Top court refuses to hear appeal from Calgary psychiatrist convicted of sex assault

The Supreme Court of Canada has shut the door on a psychiatrist’s request to appeal three convictions for sexually assaulting his court-appointed patients.

OTTAWA — The Supreme Court of Canada has shut the door on a psychiatrist’s request to appeal three convictions for sexually assaulting his court-appointed patients.

Dr. Aubrey Levin of Calgary was found guilty by a jury in January 2013 and was sentenced to five years in prison.

He had asked the Supreme Court to hear an appeal of his convictions, but that request has been denied.

As always, the top court did not give reasons for its decision.

Allegations against Levin came to light in 2010 after one of his patients came forward with secret videos he had recorded during sessions with the psychiatrist.

The patient was on probation at the time the videos were taken and had been ordered by a court to see Levin twice a month. The man said he had told authorities about previous assaults and no one believed him, so he bought a spy camera and brought it to his appointments.

The videos, played in court during the trial, showed Levin undoing the man’s belt and jeans and appearing to fondle him.

The patients had been assigned to Levin between 1999 and 2010 by the justice system.

Levin’s wife was convicted earlier this month of trying to bribe a juror during her husband’s trial.

Erica Levin was charged with obstruction after a juror came forward to say she had been approached by a relative of the accused.

The juror testified she was offered $1,000 if she found Levin not guilty. She was excused from the doctor’s trial after she came forward with her allegations.

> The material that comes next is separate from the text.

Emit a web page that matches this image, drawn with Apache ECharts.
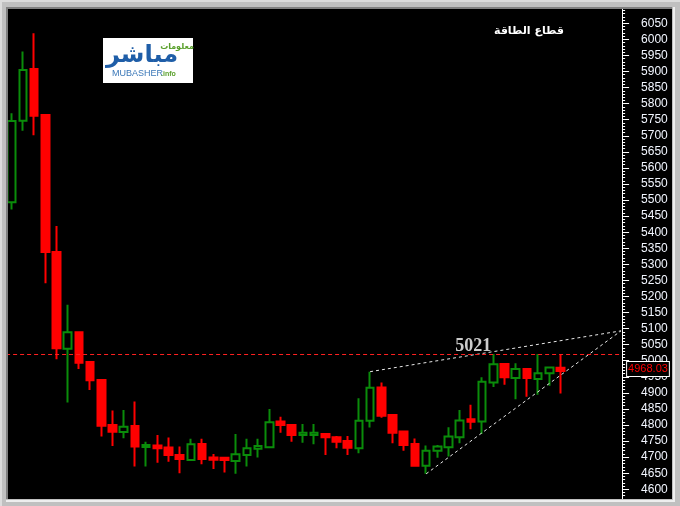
<!DOCTYPE html>
<html><head><meta charset="utf-8">
<script src="https://cdn.jsdelivr.net/npm/echarts@6/dist/echarts.min.js"></script>
<style>html,body{margin:0;padding:0;background:#c0c0c0}#c{width:680px;height:506px}</style>
</head><body><div id="c"></div>
<script>
// Category slots (50 sessions + 5 empty slots to the right)
const sessions = ['1','2','3','4','5','6','7','8','9','10','11','12','13','14','15','16','17','18','19','20',
  '21','22','23','24','25','26','27','28','29','30','31','32','33','34','35','36','37','38','39','40',
  '41','42','43','44','45','46','47','48','49','50','51','52','53','54','55'];
const openV  = [5493,5747,5908,5765,5338,5037,5089,4996,4940,4800,4778,4797,4732,4736,4730,4707,4691,4741,4699,4698,
  4688,4707,4726,4731,4811,4800,4769,4769,4772,4762,4750,4728,4813,4917,4831,4780,4741,4673,4720,4731,
  4762,4818,4811,4932,4990,4946,4974,4943,4961,4978];
const closeV = [5746,5905,5762,5338,5039,5089,4994,4939,4798,4779,4795,4733,4738,4728,4707,4694,4740,4694,4692,4691,
  4709,4728,4735,4809,4800,4769,4776,4776,4762,4748,4729,4813,4916,4829,4776,4738,4673,4720,4733,4764,
  4814,4810,4935,4989,4949,4974,4946,4961,4979,4968.03];
const lowV   = [5471,5716,5702,5241,5005,4870,4974,4909,4764,4735,4759,4671,4671,4683,4686,4650,4688,4678,4663,4652,
  4648,4671,4699,4731,4776,4748,4745,4740,4707,4728,4707,4712,4792,4823,4743,4720,4671,4648,4698,4702,
  4743,4787,4772,4918,4925,4880,4888,4894,4922,4898];
const highV  = [5770,5962,6019,5765,5419,5174,5089,4996,4940,4845,4847,4873,4748,4769,4761,4733,4757,4757,4710,4698,
  4772,4757,4757,4850,4826,4800,4803,4803,4772,4766,4766,4883,4966,4932,4831,4780,4758,4736,4738,4793,
  4847,4863,4949,5021,4990,4992,4974,5021,4979,5021];
const upperTrend = [[32, 4966], [54.4, 5093]];
const lowerTrend = [[37, 4648], [54.4, 5093]];
const resistanceLevel = 5021;
const lastPrice = 4968.03;
const resistanceLabelPos = [[41.2, 5045]];

const candles = openV.map((o, i) => [o, closeV[i], lowV[i], highV[i]]);

const chart = echarts.init(document.getElementById('c'), null, {renderer: 'canvas'});
const frameGray = '#c0c0c0';
chart.setOption({
  animation: false,
  backgroundColor: '#000000',
  grid: {left: 6.1, right: 57.9, top: 7.23, bottom: 0.63},
  xAxis: [
    {type: 'category', data: sessions, boundaryGap: true, show: false},
    {type: 'value', min: -0.5, max: 54.5, show: false}
  ],
  yAxis: {
    type: 'value', position: 'right', min: 4550, max: 6100, interval: 50, scale: true,
    splitLine: {show: false},
    axisLine: {show: true, onZero: false, lineStyle: {color: '#ffffff', width: 1}},
    axisTick: {show: true, length: 7, lineStyle: {color: '#ffffff'}},
    minorTick: {show: true, splitNumber: 5, length: 3, lineStyle: {color: '#ffffff'}},
    axisLabel: {color: '#f2f6ff', fontFamily: 'Liberation Sans', fontSize: 12, margin: 19,
      showMinLabel: false, showMaxLabel: false, hideOverlap: false, formatter: v => String(v)}
  },
  series: [
    {
      type: 'candlestick', data: candles, barWidth: 8,
      itemStyle: {color: '#000000', color0: '#ff0000', borderColor: '#0a8c0a', borderColor0: '#ff0000', borderWidth: 2},
      markLine: {
        symbol: ['none', 'none'], silent: true,
        data: [
          {yAxis: resistanceLevel, lineStyle: {color: '#ff2020', type: [4, 3], width: 1}, label: {show: false}},
          {yAxis: lastPrice, lineStyle: {color: 'rgba(0,0,0,0)', width: 1}, label: {show: true, position: 'end', distance: 5,
            offset: [0, -2],
            formatter: '4968.03', color: '#ff0000', fontFamily: 'Liberation Sans', fontSize: 11,
            backgroundColor: '#000000', borderColor: '#ffffff', borderWidth: 1, padding: [2, 1, 1, 1]}}
        ]
      }
    },
    {type: 'line', xAxisIndex: 1, data: upperTrend, symbol: 'none', silent: true,
      lineStyle: {color: '#e8e8e8', width: 1, type: [3, 3]}},
    {type: 'line', xAxisIndex: 1, data: lowerTrend, symbol: 'none', silent: true,
      lineStyle: {color: '#e8e8e8', width: 1, type: [3, 3]}},
    {type: 'scatter', xAxisIndex: 1, data: resistanceLabelPos, symbolSize: 0, silent: true,
      label: {show: true, position: 'inside', formatter: String(resistanceLevel), color: '#ffffff',
        fontFamily: 'Liberation Serif', fontWeight: 'bold', fontSize: 18}}
  ],
  graphic: [
    // frame
    {type: 'rect', z: 100, shape: {x: 0, y: 0, width: 680, height: 9}, style: {fill: frameGray}},
    {type: 'rect', z: 100, shape: {x: 0, y: 0, width: 8, height: 506}, style: {fill: frameGray}},
    {type: 'rect', z: 100, shape: {x: 672, y: 0, width: 8, height: 506}, style: {fill: frameGray}},
    {type: 'rect', z: 100, shape: {x: 0, y: 499, width: 680, height: 7}, style: {fill: frameGray}},
    {type: 'rect', z: 101, shape: {x: 0, y: 0, width: 680, height: 2}, style: {fill: '#dcdcdc'}},
    {type: 'rect', z: 101, shape: {x: 0, y: 0, width: 2, height: 506}, style: {fill: '#dcdcdc'}},
    {type: 'rect', z: 101, shape: {x: 6, y: 7, width: 666, height: 2}, style: {fill: '#808080'}},
    {type: 'rect', z: 101, shape: {x: 6, y: 7, width: 2, height: 492}, style: {fill: '#808080'}},
    {type: 'rect', z: 101, shape: {x: 673, y: 7, width: 2, height: 495}, style: {fill: '#eeeeee'}},
    {type: 'rect', z: 101, shape: {x: 6, y: 500, width: 669, height: 2}, style: {fill: '#eeeeee'}},
    // title
    {type: 'text', z: 50, style: {x: 529, y: 31, text: 'قطاع الطاقة', fill: '#ffffff',
      font: 'bold 11px "DejaVu Sans"', textAlign: 'center', textVerticalAlign: 'middle'}},
    // logo
    {type: 'rect', z: 50, shape: {x: 103, y: 38, width: 90, height: 45}, style: {fill: '#ffffff'}},
    {type: 'text', z: 51, style: {x: 142, y: 56, text: 'مباشر', fill: '#1f5ea8',
      font: 'bold 24px "DejaVu Sans"', textAlign: 'center', textVerticalAlign: 'middle'}},
    {type: 'text', z: 51, style: {x: 177, y: 47, text: 'معلومات', fill: '#5aa02c',
      font: 'bold 8px "DejaVu Sans"', textAlign: 'center', textVerticalAlign: 'middle'}},
    {type: 'text', z: 51, style: {x: 112, y: 74, text: 'MUBASHER', fill: '#3b78b8',
      font: '9px "Liberation Sans"', textAlign: 'left', textVerticalAlign: 'middle'}},
    {type: 'text', z: 51, style: {x: 161, y: 74.5, text: '.info', fill: '#5aa02c',
      font: 'bold 7px "Liberation Sans"', textAlign: 'left', textVerticalAlign: 'middle'}}
  ]
});
</script></body></html>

She will be sentenced next month.

Aubrey Levin, who immigrated to Canada from South Africa, was frequently used by the courts to assess people and provide expert opinions at hearings.

He served briefly as director for the Regional Psychiatric Centre in Saskatoon and was licensed in 1998 to practise psychiatry in Alberta.

Levin is no stranger to controversy over his work. He faced heated accusations about his time as a military psychiatrist during apartheid in South Africa, where he earned his degree in 1963.

In the 1970s, he was a psychiatrist at a military hospital where aversion therapy through electric shocks was allegedly used in an attempt to change the sexuality of gay soldiers. Levin is mentioned in a report that aimed to shed light on abuses of gays and lesbians in the military by health workers.